Ramagem disse que, ao assumir a agência, conduziu uma auditoria deste sistema, que teria sido contratado na gestão anterior. O deputado acrescentou que, enquanto dirigiu a Abin, encerrou o uso do software supostamente usado nos monitoramentos ilegais:
— Se há alguma Abin paralela, foi de servidores oficiais de inteligência da Abin, não foi de quem estava auditando.
Próximos depoimentos
O ex-ajudante de ordens da Presidência da República Mauro Cid foi o primeiro interrogado por ter firmado termo de colaboração premiada com a Justiça. Os depoimentos seguintes tiveram a ordem definida pelo primeiro nome do réu. Quais ainda serão feitos:
- o ex-comandante da Marinha Almir Garnier Santos
- o ex-ministro da Justiça Anderson Torres
- o ex-ministro do Gabinete de Segurança Institucional Augusto Heleno
- o ex-presidente Jair Bolsonaro
- o ex-ministro da Defesa Paulo Sérgio Nogueira
- o ex-ministro da Casa Civil e candidato a vice-presidente na eleição de 2022 Walter Braga Netto
O interrogatório de Braga Netto, general da reserva, será o único realizado por videoconferência, em decorrência de ele estar preso preventivamente desde 14 de dezembro de 2024. A detenção aconteceu pelo entendimento de que o militar procurou atrapalhar as investigações sobre a tentativa de golpe de Estado.
Próximas sessões
Além da sessão que começa às 9h de terça, outras três foram convocadas para:
- quarta-feira (11), às 8h;
- quinta-feira (12), às 9h; e
- sexta-feira (13), às 9h.
Elas serão realizadas conforme a necessidade, até que se encerrem os interrogatórios dos réus.
A PGR denunciou 34 pessoas, divididas em núcleos, pelos crimes de tentativa de abolição violenta do Estado democrático de direito, tentativa de golpe de Estado, organização criminosa armada, dano qualificado e deterioração de patrimônio tombado.
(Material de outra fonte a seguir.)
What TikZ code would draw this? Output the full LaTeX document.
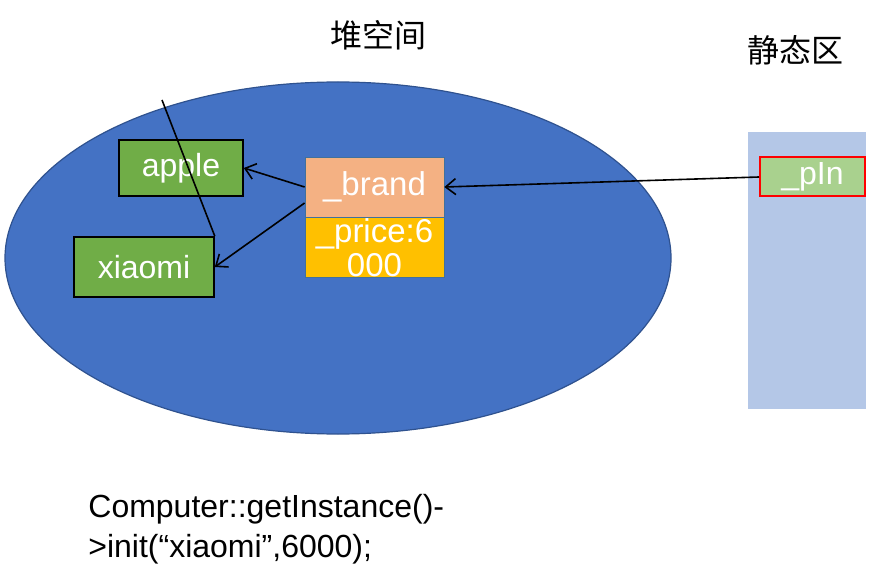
\documentclass[tikz,border=0pt]{standalone}
\usepackage{fontspec}
\setmainfont{Liberation Sans}
\newfontfamily\cjk{Noto Sans CJK SC}
\usetikzlibrary{shapes.geometric,arrows.meta}
\definecolor{heapblue}{HTML}{4472C4}
\definecolor{heapedge}{HTML}{2F528F}
\definecolor{objgreen}{HTML}{70AD47}
\definecolor{brandfill}{HTML}{F4B183}
\definecolor{pricefill}{HTML}{FFC000}
\definecolor{celledge}{HTML}{41719C}
\definecolor{staticfill}{HTML}{B4C7E7}
\definecolor{pinfill}{HTML}{A9D18E}
\tikzstyle{strbox} = [rectangle, draw=black, line width=0.8pt, fill=objgreen,
    text=white, font=\fontsize{16}{18}\selectfont, inner sep=0pt]
\tikzstyle{field} = [rectangle, draw=celledge, line width=0.4pt, text=white,
    font=\fontsize{16.5}{17}\selectfont, inner sep=0pt, minimum width=69.5pt, minimum height=30pt]
\tikzstyle{line} = [draw, line width=0.8pt, -{Straight Barb[length=5pt,width=8pt]}]

\begin{document}
\begin{tikzpicture}[x=0.5pt, y=-0.5pt]
  \useasboundingbox (0,0) rectangle (872,577);
   % heap and static area
    \node [ellipse, draw=heapedge, line width=0.6pt, fill=heapblue,
      minimum width=333pt, minimum height=176pt] (heap) at (338,258) {};
    \node [rectangle, fill=staticfill, minimum width=59pt, minimum height=138.5pt,
      inner sep=0pt] (static) at (807,270.5) {};
    \node [font=\cjk\fontsize{16}{18}\selectfont] (heaplbl) at (378,35) {堆空间};
    \node [font=\cjk\fontsize{16}{18}\selectfont] (staticlbl) at (795,50) {静态区};
   % objects
    \node [strbox, minimum width=62pt, minimum height=28pt] (apple) at (181,168) {apple};
    \node [strbox, minimum width=70pt, minimum height=30pt] (xiaomi) at (144,267) {xiaomi};
    \node [field, fill=brandfill] (brand) at (374.5,187) {\_brand};
    \node [field, fill=pricefill, align=center] (price) at (374.5,247.5) {\_price:6\\000};
    \node [rectangle, draw=red, line width=1pt, fill=pinfill, text=white,
      font=\fontsize{16}{18}\selectfont, minimum width=52.5pt, minimum height=19.5pt,
      inner sep=0pt] (pin) at (812.5,177) {\_pIn};
   % code line
    \node [anchor=north west, align=left, font=\fontsize{16}{20}\selectfont,
      inner sep=0pt] (code) at (88,494) {Computer::getInstance()-\\>init(“xiaomi”,6000);};
   % edges
    \coordinate (stroke) at (162,100);
    \draw [line width=0.8pt] (stroke) -- (xiaomi.north east);
    \path [line] (brand.west) -- (apple.east);
    \path [line] ([yshift=-8pt]brand.west) -- (xiaomi.east);
    \path [line] (pin.west) -- (brand.east);
  \end{tikzpicture}
\end{document}
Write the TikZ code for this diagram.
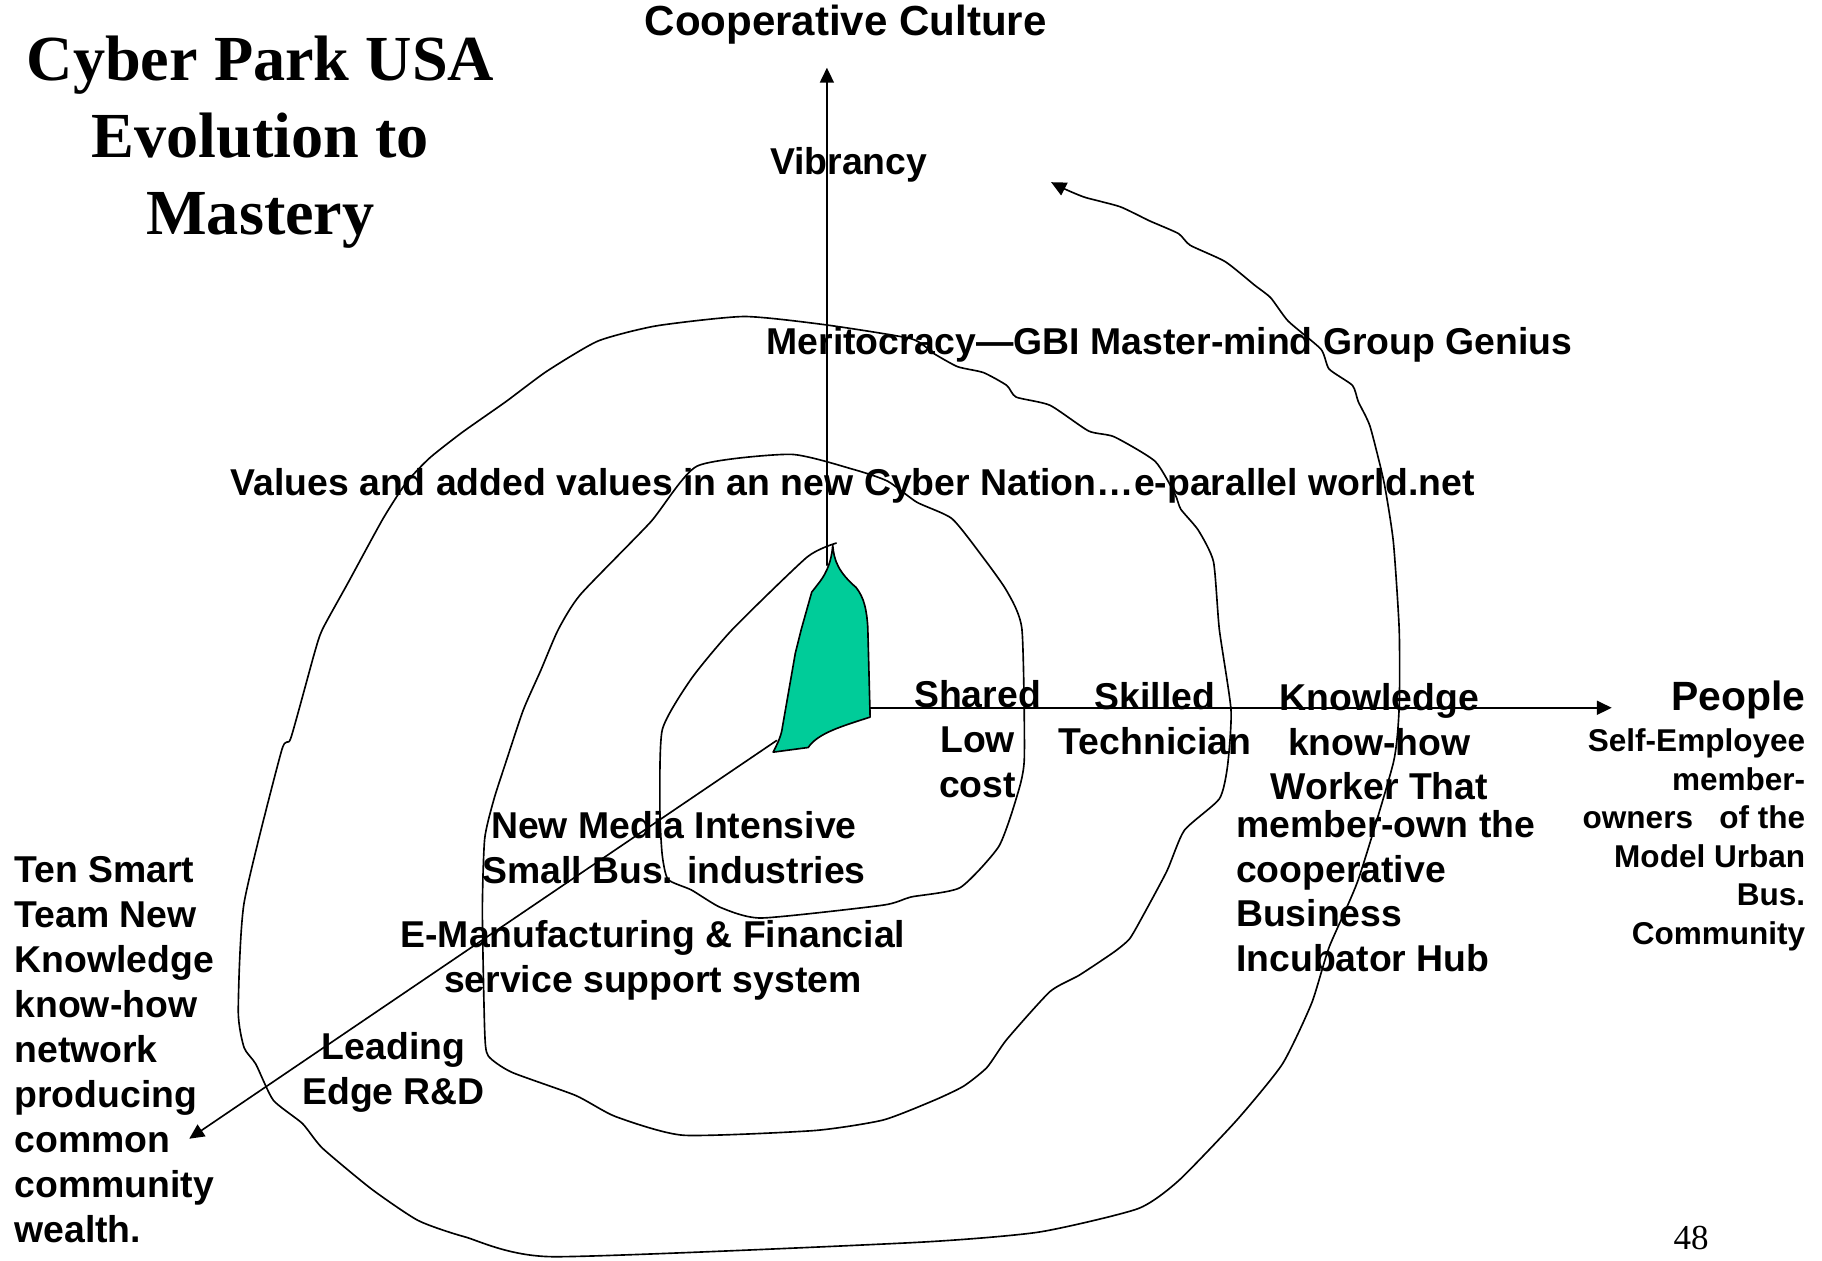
\documentclass[tikz,border=0pt]{standalone}
\usepackage{fontspec}
\setmainfont{Liberation Sans}
\newfontfamily\titlefont{Liberation Serif}
\usetikzlibrary{arrows.meta}
\definecolor{spikegreen}{RGB}{0,204,153}
\begin{document}
\begin{tikzpicture}[x=0.5pt,y=-0.5pt,>={Triangle[length=6.4pt,width=6pt]},line join=round,line cap=round,
	lab/.style={font=\fontsize{16pt}{19.25pt}\selectfont\bfseries,inner sep=0pt,align=center},
	side/.style={font=\fontsize{13.5pt}{16.5pt}\selectfont\bfseries,inner sep=0pt,align=right},
	curl/.style={line width=0.7pt}]
	\useasboundingbox (0,0) rectangle (1560,1079);
	\coordinate (tip) at (713,467);
	\coordinate (mast) at (708,484);
	\coordinate (rim) at (745,606);
	\coordinate (heel) at (665,634);
	\coordinate (up) at (708,58);
	\coordinate (right) at (1380,606);
	\coordinate (down) at (162,975);
	\filldraw[fill=spikegreen,curl] (tip) .. controls (714,480) and (718,490) .. (733,503) .. controls (740,512) and (742,522) .. (743,537) -- (745,614) .. controls (720,622) and (700,628) .. (692,640) -- (662,644) .. controls (666,636) and (669,630) .. (670,622) -- (681,559) -- (686,539) -- (695,507) -- (702,498) .. controls (708,490) and (712,480) .. (tip) -- cycle;
	\draw[->,curl] (mast) -- (up);
	\draw[->,curl] (rim) -- (right);
	\draw[->,curl] (heel) -- (down);
	\draw[->,curl] plot[smooth,tension=0.35] coordinates {(716,465) (691,477) (627,539) (592,581) (567,625) (565,694) (567,732) (572,753) (592,762) (617,777) (652,786) (756,775) (780,768) (822,760) (855,725) (870,684) (877,650) (875,539) (862,506) (840,475) (815,444) (785,430) (760,412) (731,402) (677,389) (597,399) (557,447) (497,509) (478,539) (463,574) (448,608) (433,653) (423,684) (415,718) (413,780) (415,883) (418,904) (438,918) (493,938) (527,956) (585,972) (697,968) (756,959) (800,942) (825,930) (845,914) (862,890) (899,849) (924,835) (954,815) (967,804) (977,787) (999,746) (1014,711) (1044,684) (1051,656) (1054,608) (1044,539) (1039,481) (1026,454) (1011,436) (1006,423) (989,395) (954,374) (932,369) (899,347) (870,340) (862,330) (842,319) (820,314) (800,303) (780,290) (706,278) (637,271) (562,279) (512,292) (468,318) (433,344) (396,370) (368,392) (348,413) (328,444) (298,499) (276,539) (269,560) (249,632) (241,643) (209,773) (204,866) (209,897) (219,911) (234,942) (259,962) (276,983) (318,1018) (358,1045) (398,1059) (473,1076) (780,1064) (889,1055) (974,1035) (1009,1011) (1059,959) (1098,911) (1123,859) (1138,811) (1163,753) (1193,653) (1198,605) (1198,539) (1193,464) (1185,413) (1173,365) (1163,344) (1158,330) (1138,316) (1131,299) (1103,275) (1088,255) (1074,244) (1049,224) (1019,210) (1009,200) (984,189) (959,177) (929,169) (912,162) (900,156)};
	\node[font=\titlefont\fontsize{27.5pt}{33pt}\selectfont\bfseries,align=center,inner sep=0pt] (title) at (223,122) {Cyber Park USA\\Evolution to\\Mastery};
	\node[lab,font=\fontsize{18pt}{21pt}\selectfont\bfseries] (culture) at (724,21) {Cooperative Culture};
	\node[lab,anchor=west] (vibrancy) at (659,141) {Vibrancy};
	\node[lab,anchor=west] (merit) at (656,295) {Meritocracy---GBI Master-mind Group Genius};
	\node[lab,anchor=west] (values) at (197,416) {Values and added values in an new Cyber Nation\ldots e-parallel world.net};
	\node[lab] (shared) at (837,633) {Shared\\Low\\cost};
	\node[lab] (skilled) at (989,615) {Skilled\\Technician};
	\node[lab] (knowhow) at (1181,635) {Knowledge\\know-how\\Worker That};
	\node[lab,align=left,anchor=west] (hub) at (1058,763) {member-own the\\cooperative\\Business\\Incubator Hub};
	\node[lab,font=\fontsize{17.5pt}{21pt}\selectfont\bfseries,anchor=east] (people) at (1546,599) {People};
	\node[side,anchor=east] (owners) at (1546,719) {Self-Employee\\member-\\owners \ \ of the\\Model Urban\\Bus.\\Community};
	\node[lab] (media) at (577,726) {New Media Intensive\\Small Bus. industries};
	\node[lab] (emanu) at (559,822) {E-Manufacturing \& Financial\\service support system};
	\node[lab] (leading) at (337,918) {Leading\\Edge R\&D};
	\node[lab,align=left,anchor=west] (smart) at (12,899) {Ten Smart\\Team New\\Knowledge\\know-how\\network\\producing\\common\\community\\wealth.};
	\node[font=\titlefont\fontsize{15pt}{18pt}\selectfont,inner sep=0pt] (page) at (1448,1060) {48};
\end{tikzpicture}
\end{document}
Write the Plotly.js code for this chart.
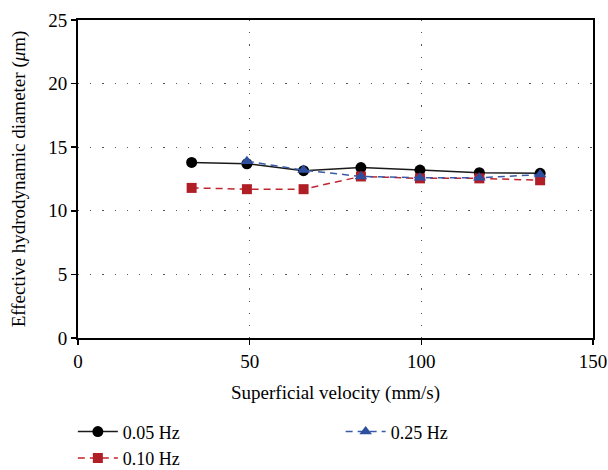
<!DOCTYPE html>
<html><head><meta charset="utf-8">
<script src="https://cdn.plot.ly/plotly-3.0.1.min.js"></script>
<style>body{margin:0;padding:0;background:#fff}#chart{width:608px;height:470px}</style>
</head><body><div id="chart"></div>
<script>
const velocity = [33.1, 49.2, 65.7, 82.4, 99.6, 116.9, 134.6];
const velocity025 = [49.2, 65.7, 82.4, 99.6, 116.9, 134.6];
const d005 = [13.8, 13.7, 13.15, 13.4, 13.2, 13.0, 12.95];
const d010 = [11.8, 11.7, 11.7, 12.7, 12.55, 12.55, 12.4];
const d025 = [13.9, 13.2, 12.7, 12.6, 12.6, 12.85];
const names = ['0.05 Hz', '0.10 Hz', '0.25 Hz'];
const xTicks = [0, 50, 100, 150];
const yTicks = [0, 5, 10, 15, 20, 25];

const fontFam = '"Liberation Serif", "DejaVu Serif", serif';
const traces = [
  {x: velocity, y: d005, name: names[0], mode: 'lines+markers', legend: 'legend',
   line: {color: '#1a1a1a', width: 1.5}, marker: {symbol: 'circle', size: 11, color: '#000'}},
  {x: velocity, y: d010, name: names[1], mode: 'lines+markers', legend: 'legend',
   line: {color: '#c0262d', width: 1.5, dash: '7px,5px'}, marker: {symbol: 'square', size: 10, color: '#b01f26'}},
  {x: velocity025, y: d025, name: names[2], mode: 'lines+markers', legend: 'legend2',
   line: {color: '#3a5aa8', width: 1.5, dash: '7px,5px'}, marker: {symbol: 'triangle-up', size: 11, color: '#2d4f9e'}}
];
const gridDash = '1.2px,11px';
const layout = {
  width: 608, height: 470,
  margin: {l: 78, r: 15, t: 20, b: 132, autoexpand: false},
  paper_bgcolor: '#fff', plot_bgcolor: '#fff',
  font: {family: fontFam, size: 19, color: '#000'},
  showlegend: true,
  xaxis: {range: [0, 150], tickvals: xTicks, ticktext: xTicks.map(String),
    showline: true, linecolor: '#000', linewidth: 2, mirror: true,
    ticks: 'outside', ticklen: 5, tickcolor: '#000', tickwidth: 1.5,
    showgrid: true, gridcolor: '#555', gridwidth: 1.2, griddash: gridDash,
    zeroline: false, tickfont: {size: 19}, automargin: false,
    title: {text: 'Superficial velocity (mm/s)', font: {size: 19}, standoff: 15}},
  yaxis: {range: [0, 25], tickvals: yTicks, ticktext: yTicks.map(String),
    showline: true, linecolor: '#000', linewidth: 2, mirror: true,
    ticks: 'outside', ticklen: 5, tickcolor: '#000', tickwidth: 1.5,
    showgrid: true, gridcolor: '#555', gridwidth: 1.2, griddash: gridDash,
    zeroline: false, tickfont: {size: 19}, automargin: false,
    title: {text: 'Effective hydrodynamic diameter (<i>μ</i>m)', font: {size: 19}, standoff: 18}},
  legend: {x: -0.01, y: -0.237, xanchor: 'left', yanchor: 'top', orientation: 'v',
    font: {size: 18}, bgcolor: 'rgba(0,0,0,0)', tracegroupgap: 0, itemwidth: 40},
  legend2: {x: 0.51, y: -0.237, xanchor: 'left', yanchor: 'top', orientation: 'v',
    font: {size: 18}, bgcolor: 'rgba(0,0,0,0)', itemwidth: 40}
};
Plotly.newPlot('chart', traces, layout, {displayModeBar: false, staticPlot: true});
</script></body></html>
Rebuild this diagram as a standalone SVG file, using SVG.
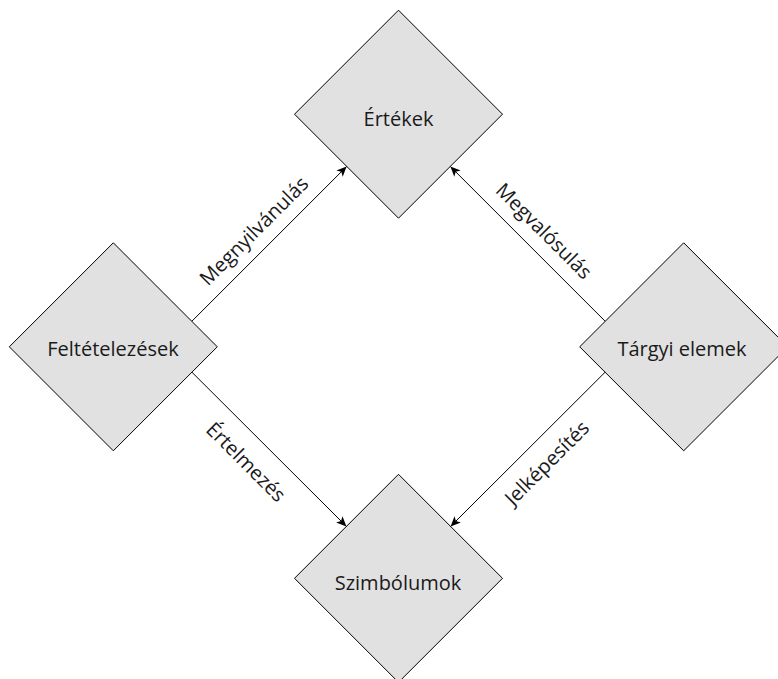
<svg xmlns="http://www.w3.org/2000/svg" width="778" height="679" viewBox="0 0 778 679">
  <style>
    .node { fill: #e1e1e1; stroke: #000; stroke-width: 1; }
    .ntext { font-family: "Open Sans", "Noto Sans", sans-serif; font-size: 20px; fill: #1a1a1a; text-anchor: middle; }
    .edge { fill: none; stroke: #000; stroke-width: 1; marker-end: url(#arrow); }
    .elabel { font-family: "Open Sans", "Noto Sans", sans-serif; font-size: 20px; fill: #1a1a1a; text-anchor: middle; }
  </style>
  <defs>
    <marker id="arrow" viewBox="-11 -6 12 12" refX="0" refY="0" markerWidth="12" markerHeight="12" markerUnits="userSpaceOnUse" orient="auto">
      <path d="M0,0 L-10,-4.5 L-7.5,0 L-10,4.5 Z" fill="#000"/>
    </marker>
  </defs>
  <rect width="778" height="679" fill="#fff"/>

  <!-- nodes -->
  <g id="ertekek">
    <polygon class="node" points="398.5,10.2 502.5,114.2 398.5,218.2 294.5,114.2"/>
    <text class="ntext" x="398.5" y="126">Értékek</text>
  </g>
  <g id="feltetelezesek">
    <polygon class="node" points="113.3,242.8 217.3,346.8 113.3,450.8 9.3,346.8"/>
    <text class="ntext" x="113" y="356">Feltételezések</text>
  </g>
  <g id="targyi-elemek">
    <polygon class="node" points="683.7,242.8 787.7,346.8 683.7,450.8 579.7,346.8"/>
    <text class="ntext" x="682" y="356">Tárgyi elemek</text>
  </g>
  <g id="szimbolumok">
    <polygon class="node" points="398.5,474.3 502.5,578.3 398.5,682.3 294.5,578.3"/>
    <text class="ntext" x="398" y="590">Szimbólumok</text>
  </g>

  <!-- connectors -->
  <g id="edges">
    <line class="edge" x1="191.9" y1="321.2" x2="346.6" y2="166.5"/>
    <line class="edge" x1="605.1" y1="321.2" x2="450.4" y2="166.5"/>
    <line class="edge" x1="191.9" y1="372.2" x2="346.4" y2="526.4"/>
    <line class="edge" x1="605.1" y1="372.2" x2="450.6" y2="526.4"/>
  </g>

  <!-- connector labels -->
  <g id="edge-labels">
    <text class="elabel" transform="translate(254,231) rotate(-45)" y="7">Megnyilvánulás</text>
    <text class="elabel" transform="translate(544,231) rotate(45)" y="7">Megvalósulás</text>
    <text class="elabel" transform="translate(246,462) rotate(45)" y="7">Értelmezés</text>
    <text class="elabel" transform="translate(547,463) rotate(-45)" y="7">Jelképesítés</text>
  </g>
</svg>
Responsável pelo julgamento do caso, a Primeira Turma do STF é composta, além de Moraes, pelos ministros Cristiano Zanin, Cármen Lúcia, Luiz Fux e Flávio Dino.
Cid diz que não sabia sobre 8 de Janeiro e Punhal Verde Amarelo

Na posição de "réu colaborador", Mauro Cid foi mais longamente inquirido, inclusive pelos advogados de defesa dos demais investigados. No interrogatório desta segunda, o ex-ajudante de ordens reiterou as informações de sua delação e afirmou que as deu de forma espontânea, sem ter sido, de qualquer forma, coagido ou pressionado por investigadores.
Cid foi questionado sobre o plano chamado de "Operação Punhal Verde e Amarelo" — que teria sido discutido no contexto da trama golpista e previa, inclusive, o assassinato do então presidente eleito Luiz Inácio Lula da Silva e do ministro do STF Alexandre de Moraes — e afirmou que não ouviu falar dele enquanto atuava no Planalto.
— Fiquei sabendo pela imprensa — atestou.
O advogado de defesa do ex-presidente Jair Bolsonaro, Celso Vilardi, perguntou a Cid se este teve informação antecipada ou se ouviu, no entorno do então presidente, qualquer incentivo aos atos de 8 de janeiro de 2023, quando as sedes dos três poderes foram invadidas e vandalizadas em Brasília.
— Não, senhor — respondeu o tenente-coronel.
Segurança reforçada
O Supremo Tribunal Federal (STF) reforçou as medidas de segurança para as sessões em que são ouvidos na Primeira Turma o ex-presidente Jair Bolsonaro e os outros sete réus.
A principal mudança no protocolo de proteção foi o aumento no número de barreiras com detectores de metal. Antes para acessar a Primeira Turma era preciso passar por apenas uma inspeção. Os réus, advogados e demais pessoas interessadas em acompanhar os interrogatórios desta semana são submetidas a duas revistas de detecção.
O STF posicionou duas viaturas e um número maior de agentes da Polícia Judicial na área externa da Primeira Turma, por onde geralmente passam as pessoas que vão acompanhar as sessões de julgamento. No mesmo local também foram posicionados policiais e cães farejadores responsáveis por varreduras e monitoramento de ameaças.
Essas medidas se somam ao aumento no número de policiais judiciais mobilizados para atuar na segurança da Primeira Turma. O reforço no protocolo de proteção se deve ao fato de a sessão contar a presença de um ex-presidente, três ex-ministros de Estado, um ex-comandante da Marinha e um deputado federal, além dos cinco ministros que integram a Primeira Turma.